Objectives: The increasing scarcity of donor lungs, especially for small and pediatric recipients has stimulated the development of new operative techniques, which allow larger lungs to be downsized for use in smaller recipients. This approach has only recently gained widespread use-especially for highly urgent recipients-however, it is still not considered a standard procedure.
Methods: This report reviews the Vienna University experience with cadaveric split lung transplantation, lobar transplantation and by means of peripheral resection size reduced lung transplantation within the years 2001-2002. Peri-operative complications and outcome of those patients were retrospectively analysed and compared to the patients undergoing standard single or double lung transplantation during the observation period.

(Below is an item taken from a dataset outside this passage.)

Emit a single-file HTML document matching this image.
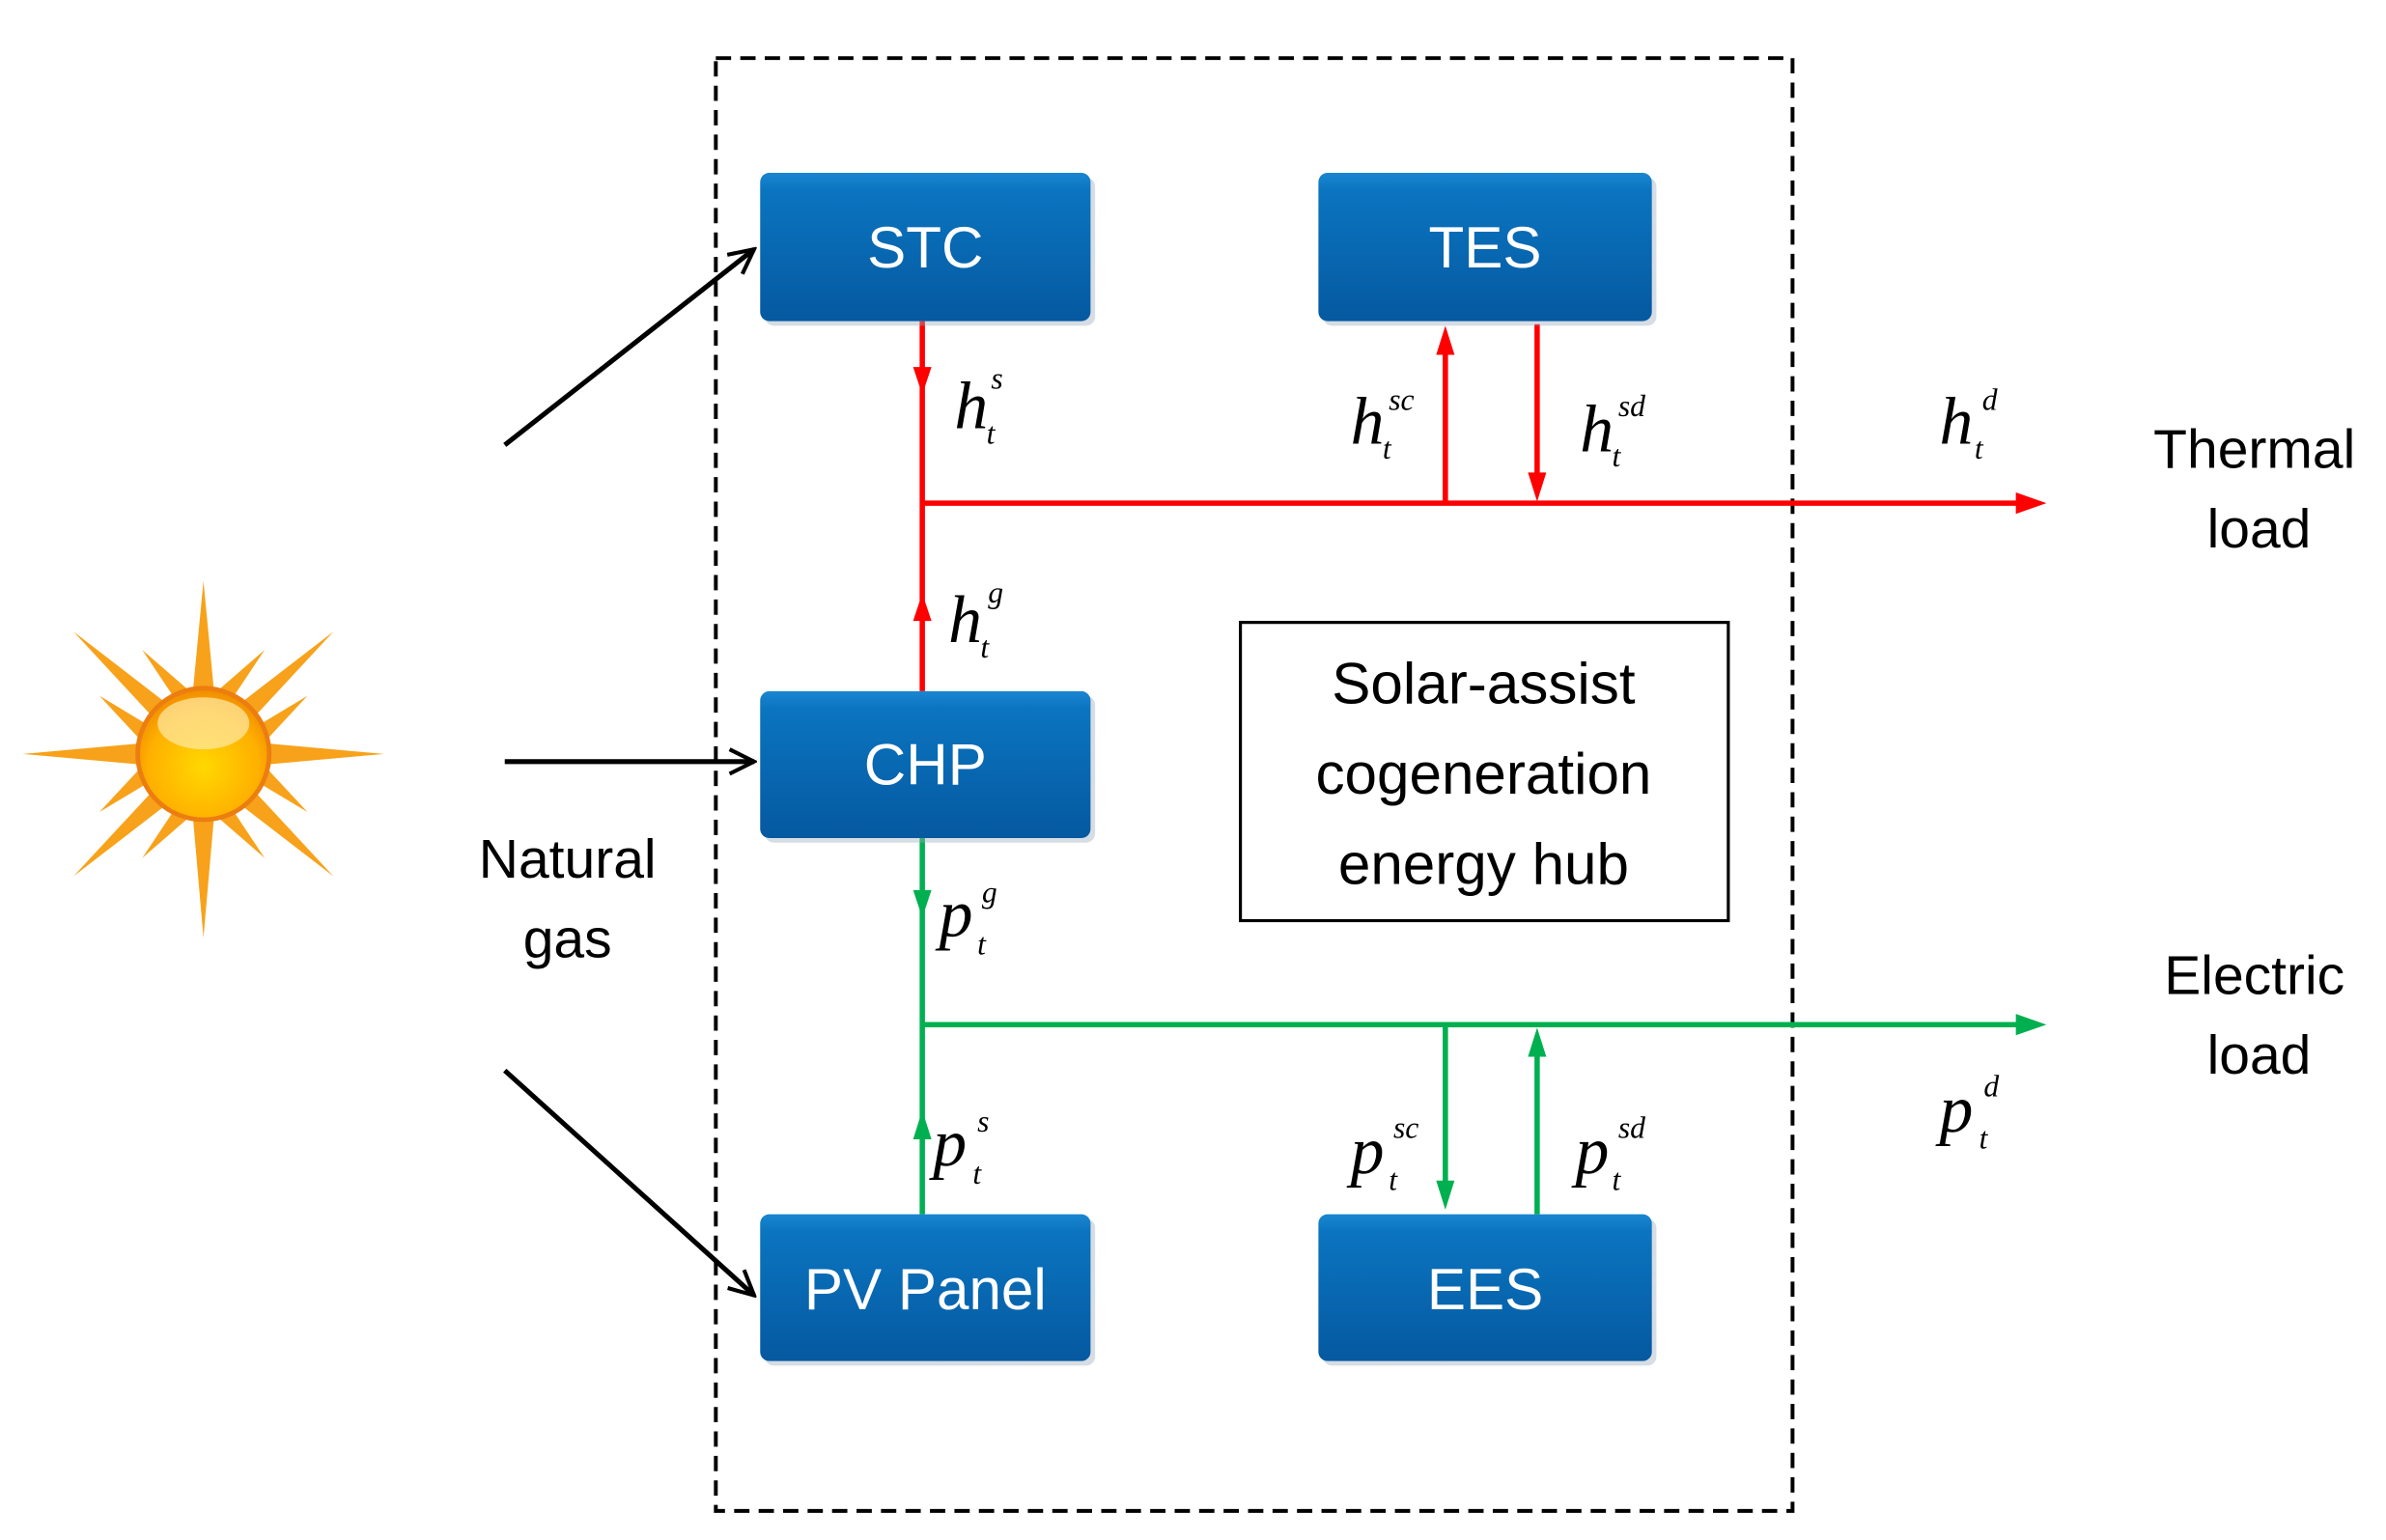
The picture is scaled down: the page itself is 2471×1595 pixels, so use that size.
<!DOCTYPE html>
<html><head><meta charset="utf-8"><style>html,body{margin:0;padding:0;background:#fff}svg{display:block}</style></head>
<body>
<svg width="2471" height="1595" viewBox="0 0 1560 1007" xmlns="http://www.w3.org/2000/svg">
<defs>
<linearGradient id="bg" x1="0" y1="0" x2="0" y2="1">
<stop offset="0" stop-color="#1a86d0"/><stop offset="0.12" stop-color="#0b74c0"/><stop offset="1" stop-color="#0559a0"/>
</linearGradient>
<radialGradient id="sg" cx="0.5" cy="0.6" r="0.6">
<stop offset="0" stop-color="#ffd800"/><stop offset="0.7" stop-color="#ffb000"/><stop offset="1" stop-color="#f08a00"/>
</radialGradient>
<marker id="ak" viewBox="0 0 10 10" refX="9" refY="5" markerWidth="20" markerHeight="20" orient="auto" markerUnits="userSpaceOnUse"><path d="M1,1L9,5L1,9" fill="none" stroke="#000" stroke-width="1.3"/></marker>
</defs>
<rect x="468" y="38" width="704" height="950" fill="none" stroke="#000" stroke-width="2.5" stroke-dasharray="10,6"/>
<g transform="translate(133,493)">
<g fill="#f7a21a">
<polygon points="-118,0 -40,-7 -40,7"/><polygon points="118,0 40,-7 40,7"/>
<polygon points="0,-113 -7,-40 7,-40"/><polygon points="0,120 -7,40 7,40"/>
<polygon points="-85,-80 -33,-24 -24,-33"/><polygon points="85,-80 33,-24 24,-33"/>
<polygon points="-85,80 -33,24 -24,33"/><polygon points="85,80 33,24 24,33"/>
<polygon points="-40,-68 -20,-38 -10,-42"/><polygon points="40,-68 20,-38 10,-42"/>
<polygon points="-40,68 -20,38 -10,42"/><polygon points="40,68 20,38 10,42"/>
<polygon points="-68,-38 -38,-20 -42,-10"/><polygon points="68,-38 38,-20 42,-10"/>
<polygon points="-68,38 -38,20 -42,10"/><polygon points="68,38 38,20 42,10"/>
</g>
<circle r="43" fill="url(#sg)" stroke="#ec7d10" stroke-width="3"/>
<ellipse cx="0" cy="-20" rx="30" ry="17" fill="#ffe9a8" opacity="0.7"/>
</g>
<g stroke="#000" stroke-width="3.2" fill="none">
<line x1="330" y1="291" x2="493" y2="163" marker-end="url(#ak)"/>
<line x1="330" y1="498" x2="493" y2="498" marker-end="url(#ak)"/>
<line x1="330" y1="700" x2="493" y2="847" marker-end="url(#ak)"/>
</g>
<g stroke="#ff0000" stroke-width="3.5" fill="none">
<line x1="603" y1="210" x2="603" y2="452"/>
<line x1="603" y1="329" x2="1330" y2="329"/>
<line x1="945" y1="329" x2="945" y2="225"/>
<line x1="1005" y1="212" x2="1005" y2="315"/>
</g>
<g fill="#ff0000">
<polygon points="597,240 609,240 603,258"/>
<polygon points="597,406 609,406 603,388"/>
<polygon points="939,232 951,232 945,213"/>
<polygon points="999,309 1011,309 1005,328"/>
<polygon points="1318,322 1318,336 1338,329"/>
</g>
<g stroke="#00b050" stroke-width="3.5" fill="none">
<line x1="603" y1="548" x2="603" y2="794"/>
<line x1="603" y1="670" x2="1330" y2="670"/>
<line x1="945" y1="670" x2="945" y2="778"/>
<line x1="1005" y1="794" x2="1005" y2="685"/>
</g>
<g fill="#00b050">
<polygon points="597,582 609,582 603,600"/>
<polygon points="597,745 609,745 603,726"/>
<polygon points="939,772 951,772 945,791"/>
<polygon points="999,691 1011,691 1005,672"/>
<polygon points="1318,663 1318,677 1338,670"/>
</g>
<g font-family="'Liberation Sans',sans-serif" font-size="38" fill="#fff" text-anchor="middle">
<g><rect x="500" y="116" width="216" height="97" rx="6" fill="#9ab" opacity="0.4"/><rect x="497" y="113" width="216" height="97" rx="6" fill="url(#bg)"/><text x="605" y="175">STC</text></g>
<g><rect x="865" y="116" width="218" height="97" rx="6" fill="#9ab" opacity="0.4"/><rect x="862" y="113" width="218" height="97" rx="6" fill="url(#bg)"/><text x="971" y="175">TES</text></g>
<g><rect x="500" y="455" width="216" height="96" rx="6" fill="#9ab" opacity="0.4"/><rect x="497" y="452" width="216" height="96" rx="6" fill="url(#bg)"/><text x="605" y="513">CHP</text></g>
<g><rect x="500" y="797" width="216" height="96" rx="6" fill="#9ab" opacity="0.4"/><rect x="497" y="794" width="216" height="96" rx="6" fill="url(#bg)"/><text x="605" y="856">PV Panel</text></g>
<g><rect x="865" y="797" width="218" height="96" rx="6" fill="#9ab" opacity="0.4"/><rect x="862" y="794" width="218" height="96" rx="6" fill="url(#bg)"/><text x="971" y="856">EES</text></g>
</g>
<rect x="811" y="407" width="319" height="195" fill="#fff" stroke="#000" stroke-width="2"/>
<g font-family="'Liberation Sans',sans-serif" font-size="38" fill="#000" text-anchor="middle">
<text x="970" y="460">Solar-assist</text>
<text x="970" y="519">cogeneration</text>
<text x="970" y="578">energy hub</text>
</g>
<g font-family="'Liberation Sans',sans-serif" font-size="36" fill="#000" text-anchor="middle">
<text x="1474" y="306">Thermal</text><text x="1477" y="358">load</text>
<text x="1474" y="650">Electric</text><text x="1477" y="702">load</text>
<text x="371" y="574">Natural</text><text x="371" y="626">gas</text>
</g>
<g font-family="'Liberation Serif',serif" font-style="italic" fill="#000">
<g font-size="44">
<text x="624" y="280">h</text>
<text x="883" y="290">h</text>
<text x="1033" y="295">h</text>
<text x="1268" y="290">h</text>
<text x="620" y="420">h</text>
<text x="614" y="612">p</text>
<text x="610" y="762">p</text>
<text x="883" y="767">p</text>
<text x="1030" y="767">p</text>
<text x="1268" y="740">p</text>
</g>
<g font-size="20">
<text x="648" y="254">s</text><text x="645" y="290">t</text>
<text x="908" y="268">sc</text><text x="904" y="300">t</text>
<text x="1058" y="272">sd</text><text x="1054" y="305">t</text>
<text x="1296" y="268">d</text><text x="1291" y="300">t</text>
<text x="646" y="394">g</text><text x="641" y="430">t</text>
<text x="642" y="590">g</text><text x="639" y="624">t</text>
<text x="639" y="740">s</text><text x="636" y="774">t</text>
<text x="911" y="744">sc</text><text x="908" y="778">t</text>
<text x="1058" y="744">sd</text><text x="1054" y="778">t</text>
<text x="1297" y="717">d</text><text x="1294" y="751">t</text>
</g>
</g>
</svg>
</body></html>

Results: During the observation period 98 primary lung transplantations were performed, of which 27 (27.6%) were size reduced transplantations. Size reduction was achieved by lobar transplantation (n=9), split lung transplantation (n=2) or peripheral segmental resection (n=16). There was no statistically significant difference between the size reduced and standard lung transplantation group with regard to the rate of bronchial healing problems (n=3/7; P=0.85) and the rate of post-operative bleeding (n=5/12; P=0.85). No other major thoracic surgical complications were observed. Three months survival rate was 85.2% in the size reduced group, compared to 92.9% in the standard group (P=0.13).
Conclusions: Size reduced lung transplantation, including split lung transplantation, lobar transplantation and peripheral segmental resection, is a reliable procedure providing equal results compared to standard lung transplantation.